# Problem description:
Skip every picture, and extract verbatim the lines from the line containing "Rebuild this chart" to the line containing "ax.spines['bottom'].set_color('black')", both lines included.

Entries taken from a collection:
╭──
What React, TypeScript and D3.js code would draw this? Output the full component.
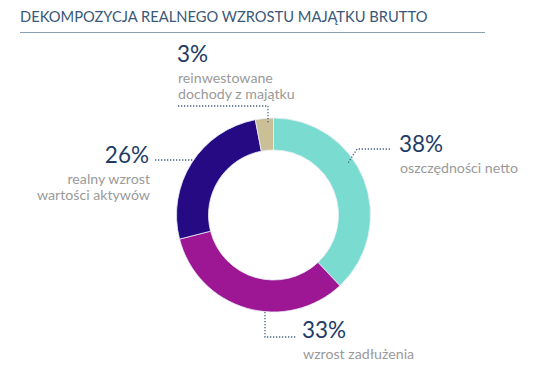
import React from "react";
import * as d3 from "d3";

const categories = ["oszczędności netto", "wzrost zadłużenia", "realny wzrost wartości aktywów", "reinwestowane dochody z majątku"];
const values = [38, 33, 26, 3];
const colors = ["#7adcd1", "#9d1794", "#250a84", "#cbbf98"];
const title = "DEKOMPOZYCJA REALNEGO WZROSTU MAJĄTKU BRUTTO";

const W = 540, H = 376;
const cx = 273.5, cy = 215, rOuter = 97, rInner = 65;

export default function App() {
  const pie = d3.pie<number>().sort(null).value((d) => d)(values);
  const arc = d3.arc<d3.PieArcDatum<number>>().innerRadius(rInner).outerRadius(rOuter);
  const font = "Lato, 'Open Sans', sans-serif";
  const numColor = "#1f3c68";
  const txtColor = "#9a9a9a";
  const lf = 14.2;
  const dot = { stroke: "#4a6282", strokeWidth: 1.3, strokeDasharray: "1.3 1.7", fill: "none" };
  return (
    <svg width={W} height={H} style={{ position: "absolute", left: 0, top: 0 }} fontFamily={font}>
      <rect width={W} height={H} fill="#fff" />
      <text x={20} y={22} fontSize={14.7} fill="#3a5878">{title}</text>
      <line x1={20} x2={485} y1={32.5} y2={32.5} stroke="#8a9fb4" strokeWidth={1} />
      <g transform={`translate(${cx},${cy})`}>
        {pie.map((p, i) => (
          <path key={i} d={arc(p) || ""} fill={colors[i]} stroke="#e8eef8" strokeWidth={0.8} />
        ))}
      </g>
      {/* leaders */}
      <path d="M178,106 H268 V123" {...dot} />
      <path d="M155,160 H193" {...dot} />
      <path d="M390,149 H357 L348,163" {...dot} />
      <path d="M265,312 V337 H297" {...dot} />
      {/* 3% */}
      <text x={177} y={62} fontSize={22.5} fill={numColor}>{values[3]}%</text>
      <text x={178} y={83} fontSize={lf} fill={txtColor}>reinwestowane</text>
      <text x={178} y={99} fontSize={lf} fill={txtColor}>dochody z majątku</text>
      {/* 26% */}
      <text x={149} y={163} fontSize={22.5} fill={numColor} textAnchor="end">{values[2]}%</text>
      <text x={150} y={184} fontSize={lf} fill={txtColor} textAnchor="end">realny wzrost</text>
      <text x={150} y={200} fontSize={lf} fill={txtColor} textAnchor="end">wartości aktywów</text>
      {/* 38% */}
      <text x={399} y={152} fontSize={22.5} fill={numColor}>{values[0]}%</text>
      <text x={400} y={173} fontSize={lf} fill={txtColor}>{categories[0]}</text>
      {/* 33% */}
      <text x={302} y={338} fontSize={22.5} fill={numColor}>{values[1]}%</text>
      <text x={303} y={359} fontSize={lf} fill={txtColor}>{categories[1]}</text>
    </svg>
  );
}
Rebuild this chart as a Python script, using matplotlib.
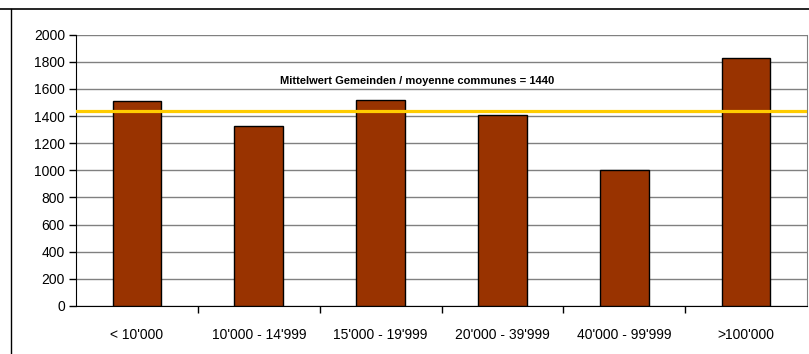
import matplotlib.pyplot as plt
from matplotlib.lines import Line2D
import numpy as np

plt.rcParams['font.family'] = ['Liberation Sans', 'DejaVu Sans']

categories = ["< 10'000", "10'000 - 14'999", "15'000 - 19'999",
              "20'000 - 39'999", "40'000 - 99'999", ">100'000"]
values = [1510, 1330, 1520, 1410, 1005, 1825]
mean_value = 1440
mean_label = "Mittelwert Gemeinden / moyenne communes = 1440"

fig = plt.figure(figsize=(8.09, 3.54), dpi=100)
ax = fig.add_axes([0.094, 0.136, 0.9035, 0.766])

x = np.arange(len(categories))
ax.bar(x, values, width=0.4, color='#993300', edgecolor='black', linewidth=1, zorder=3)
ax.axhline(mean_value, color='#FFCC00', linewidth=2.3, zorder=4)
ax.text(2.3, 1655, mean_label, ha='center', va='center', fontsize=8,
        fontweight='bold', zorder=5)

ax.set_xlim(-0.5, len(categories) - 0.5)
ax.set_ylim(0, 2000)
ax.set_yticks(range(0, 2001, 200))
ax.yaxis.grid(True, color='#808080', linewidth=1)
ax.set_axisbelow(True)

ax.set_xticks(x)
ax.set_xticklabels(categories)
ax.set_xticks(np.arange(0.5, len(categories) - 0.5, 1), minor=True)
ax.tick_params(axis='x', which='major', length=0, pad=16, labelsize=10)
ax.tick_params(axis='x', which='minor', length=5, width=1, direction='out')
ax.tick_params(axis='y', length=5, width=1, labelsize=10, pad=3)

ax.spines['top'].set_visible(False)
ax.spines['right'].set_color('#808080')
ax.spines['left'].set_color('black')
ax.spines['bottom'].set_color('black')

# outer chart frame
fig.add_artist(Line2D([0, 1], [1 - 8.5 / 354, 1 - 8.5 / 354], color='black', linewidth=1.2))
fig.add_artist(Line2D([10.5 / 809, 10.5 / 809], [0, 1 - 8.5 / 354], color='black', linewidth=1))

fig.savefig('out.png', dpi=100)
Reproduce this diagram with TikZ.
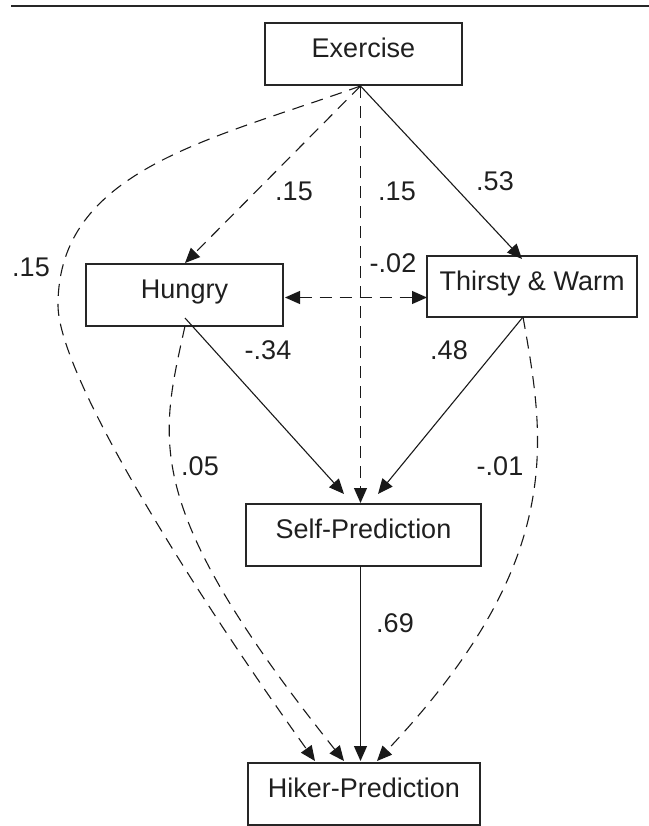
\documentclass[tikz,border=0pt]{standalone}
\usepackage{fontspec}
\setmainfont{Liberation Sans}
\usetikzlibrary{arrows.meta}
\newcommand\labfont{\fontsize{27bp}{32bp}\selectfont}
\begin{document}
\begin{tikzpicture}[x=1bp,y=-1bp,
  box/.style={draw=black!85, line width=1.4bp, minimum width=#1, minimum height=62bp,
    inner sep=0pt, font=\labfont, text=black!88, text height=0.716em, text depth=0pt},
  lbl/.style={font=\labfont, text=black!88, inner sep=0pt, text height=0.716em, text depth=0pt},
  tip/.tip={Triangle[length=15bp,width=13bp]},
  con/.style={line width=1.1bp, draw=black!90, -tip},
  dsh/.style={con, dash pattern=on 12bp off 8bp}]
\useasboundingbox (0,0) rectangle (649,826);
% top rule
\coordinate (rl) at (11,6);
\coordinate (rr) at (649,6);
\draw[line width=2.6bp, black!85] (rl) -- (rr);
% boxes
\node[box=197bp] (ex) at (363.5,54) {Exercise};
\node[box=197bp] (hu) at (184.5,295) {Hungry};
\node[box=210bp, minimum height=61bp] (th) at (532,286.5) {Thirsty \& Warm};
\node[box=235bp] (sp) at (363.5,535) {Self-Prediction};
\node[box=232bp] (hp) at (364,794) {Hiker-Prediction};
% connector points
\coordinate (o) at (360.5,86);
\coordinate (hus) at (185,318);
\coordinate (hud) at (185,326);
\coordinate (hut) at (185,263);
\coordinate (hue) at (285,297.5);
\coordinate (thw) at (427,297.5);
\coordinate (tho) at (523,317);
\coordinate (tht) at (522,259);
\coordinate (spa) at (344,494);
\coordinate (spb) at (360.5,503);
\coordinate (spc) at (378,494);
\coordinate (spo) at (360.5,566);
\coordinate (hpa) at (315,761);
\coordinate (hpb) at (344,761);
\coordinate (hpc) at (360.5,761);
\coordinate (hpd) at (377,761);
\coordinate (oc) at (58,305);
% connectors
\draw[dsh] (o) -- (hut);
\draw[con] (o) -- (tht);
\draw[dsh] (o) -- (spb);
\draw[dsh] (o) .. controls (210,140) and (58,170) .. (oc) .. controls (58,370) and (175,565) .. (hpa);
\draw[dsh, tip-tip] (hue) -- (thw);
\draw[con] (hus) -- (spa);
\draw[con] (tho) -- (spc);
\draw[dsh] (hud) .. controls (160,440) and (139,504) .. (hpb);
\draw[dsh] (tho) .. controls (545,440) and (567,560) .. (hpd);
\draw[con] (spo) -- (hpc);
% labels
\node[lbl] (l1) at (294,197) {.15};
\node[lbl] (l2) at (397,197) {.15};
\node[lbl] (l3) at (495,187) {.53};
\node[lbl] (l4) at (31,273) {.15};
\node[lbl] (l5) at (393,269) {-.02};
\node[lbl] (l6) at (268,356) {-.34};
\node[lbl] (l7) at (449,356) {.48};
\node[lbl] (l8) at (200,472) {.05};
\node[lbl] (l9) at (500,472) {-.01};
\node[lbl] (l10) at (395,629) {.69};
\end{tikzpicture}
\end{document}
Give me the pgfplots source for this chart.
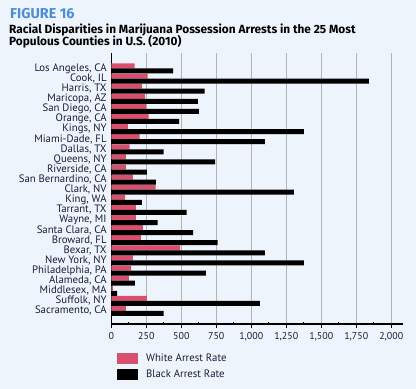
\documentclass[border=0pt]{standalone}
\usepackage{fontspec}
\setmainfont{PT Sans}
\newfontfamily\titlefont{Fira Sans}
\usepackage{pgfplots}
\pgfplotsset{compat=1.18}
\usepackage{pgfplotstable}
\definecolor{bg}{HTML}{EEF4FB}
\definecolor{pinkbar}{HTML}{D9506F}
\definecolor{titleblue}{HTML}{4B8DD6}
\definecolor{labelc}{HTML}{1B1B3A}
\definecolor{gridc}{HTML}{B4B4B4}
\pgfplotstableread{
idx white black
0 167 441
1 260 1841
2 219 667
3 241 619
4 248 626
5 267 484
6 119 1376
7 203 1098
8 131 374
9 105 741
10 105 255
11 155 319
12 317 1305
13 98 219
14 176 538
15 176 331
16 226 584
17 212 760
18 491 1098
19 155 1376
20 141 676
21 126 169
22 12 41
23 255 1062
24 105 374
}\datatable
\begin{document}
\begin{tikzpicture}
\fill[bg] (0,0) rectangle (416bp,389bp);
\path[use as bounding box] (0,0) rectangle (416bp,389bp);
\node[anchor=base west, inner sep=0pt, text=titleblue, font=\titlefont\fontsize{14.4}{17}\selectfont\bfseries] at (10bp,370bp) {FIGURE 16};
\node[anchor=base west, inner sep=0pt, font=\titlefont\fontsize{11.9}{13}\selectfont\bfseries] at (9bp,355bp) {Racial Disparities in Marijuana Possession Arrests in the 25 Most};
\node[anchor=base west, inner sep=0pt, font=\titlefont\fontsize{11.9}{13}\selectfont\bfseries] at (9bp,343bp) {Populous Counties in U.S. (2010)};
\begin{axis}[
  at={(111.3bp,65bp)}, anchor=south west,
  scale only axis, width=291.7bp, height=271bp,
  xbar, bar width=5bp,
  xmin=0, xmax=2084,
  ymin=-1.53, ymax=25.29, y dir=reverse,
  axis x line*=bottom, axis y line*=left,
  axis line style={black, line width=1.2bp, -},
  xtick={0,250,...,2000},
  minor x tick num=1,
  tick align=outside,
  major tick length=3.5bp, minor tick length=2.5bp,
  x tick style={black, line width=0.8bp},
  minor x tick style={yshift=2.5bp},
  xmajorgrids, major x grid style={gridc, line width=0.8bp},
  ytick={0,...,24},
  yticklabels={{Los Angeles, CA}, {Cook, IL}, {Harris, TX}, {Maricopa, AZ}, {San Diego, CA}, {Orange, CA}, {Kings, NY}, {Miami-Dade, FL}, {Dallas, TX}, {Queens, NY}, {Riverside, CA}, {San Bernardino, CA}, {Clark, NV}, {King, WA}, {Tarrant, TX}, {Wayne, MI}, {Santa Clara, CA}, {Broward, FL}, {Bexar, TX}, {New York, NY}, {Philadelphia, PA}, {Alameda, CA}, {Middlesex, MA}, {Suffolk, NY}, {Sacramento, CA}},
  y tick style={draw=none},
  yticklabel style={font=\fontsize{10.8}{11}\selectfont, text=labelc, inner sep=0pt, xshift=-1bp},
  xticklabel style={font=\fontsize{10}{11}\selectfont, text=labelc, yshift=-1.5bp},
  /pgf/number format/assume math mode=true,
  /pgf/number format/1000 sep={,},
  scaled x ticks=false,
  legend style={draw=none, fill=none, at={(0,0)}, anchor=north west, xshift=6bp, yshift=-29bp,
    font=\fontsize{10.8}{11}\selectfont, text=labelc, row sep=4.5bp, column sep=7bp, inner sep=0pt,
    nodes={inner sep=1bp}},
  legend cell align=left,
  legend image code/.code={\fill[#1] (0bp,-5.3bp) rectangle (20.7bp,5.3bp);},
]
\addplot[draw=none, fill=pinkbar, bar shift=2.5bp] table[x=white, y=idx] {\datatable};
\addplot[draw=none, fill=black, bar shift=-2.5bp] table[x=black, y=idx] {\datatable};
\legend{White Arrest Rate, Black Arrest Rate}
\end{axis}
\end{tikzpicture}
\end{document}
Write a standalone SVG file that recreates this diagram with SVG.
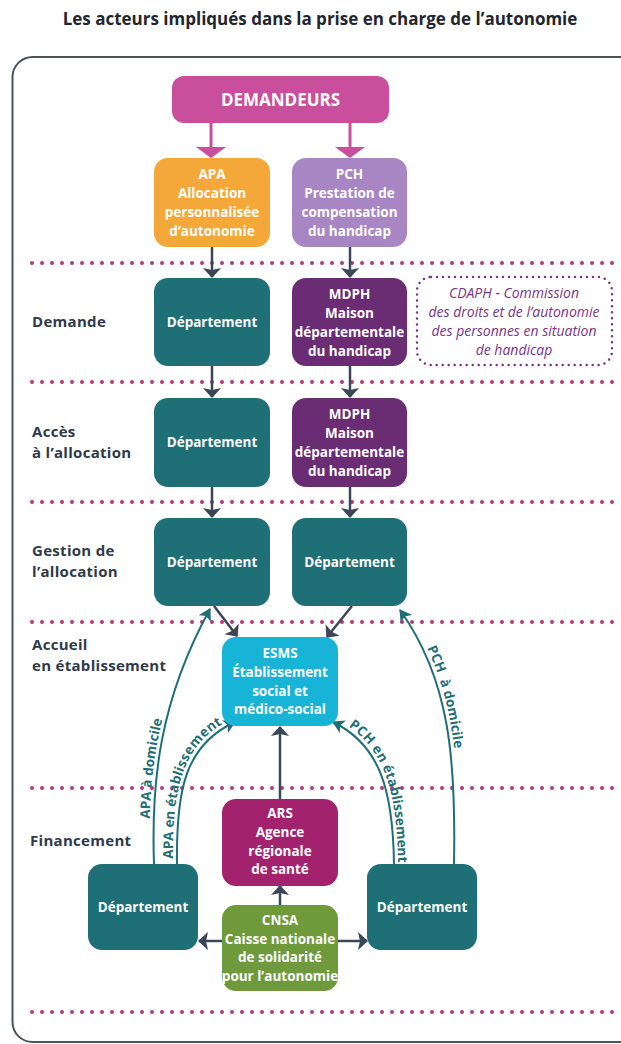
╰──
# Exercise output:
Rebuild this chart as a Python script, using matplotlib.
import matplotlib.pyplot as plt
from matplotlib.lines import Line2D
import numpy as np

plt.rcParams['font.family'] = ['Liberation Sans', 'DejaVu Sans']

categories = ["< 10'000", "10'000 - 14'999", "15'000 - 19'999",
              "20'000 - 39'999", "40'000 - 99'999", ">100'000"]
values = [1510, 1330, 1520, 1410, 1005, 1825]
mean_value = 1440
mean_label = "Mittelwert Gemeinden / moyenne communes = 1440"

fig = plt.figure(figsize=(8.09, 3.54), dpi=100)
ax = fig.add_axes([0.094, 0.136, 0.9035, 0.766])

x = np.arange(len(categories))
ax.bar(x, values, width=0.4, color='#993300', edgecolor='black', linewidth=1, zorder=3)
ax.axhline(mean_value, color='#FFCC00', linewidth=2.3, zorder=4)
ax.text(2.3, 1655, mean_label, ha='center', va='center', fontsize=8,
        fontweight='bold', zorder=5)

ax.set_xlim(-0.5, len(categories) - 0.5)
ax.set_ylim(0, 2000)
ax.set_yticks(range(0, 2001, 200))
ax.yaxis.grid(True, color='#808080', linewidth=1)
ax.set_axisbelow(True)

ax.set_xticks(x)
ax.set_xticklabels(categories)
ax.set_xticks(np.arange(0.5, len(categories) - 0.5, 1), minor=True)
ax.tick_params(axis='x', which='major', length=0, pad=16, labelsize=10)
ax.tick_params(axis='x', which='minor', length=5, width=1, direction='out')
ax.tick_params(axis='y', length=5, width=1, labelsize=10, pad=3)

ax.spines['top'].set_visible(False)
ax.spines['right'].set_color('#808080')
ax.spines['left'].set_color('black')
ax.spines['bottom'].set_color('black')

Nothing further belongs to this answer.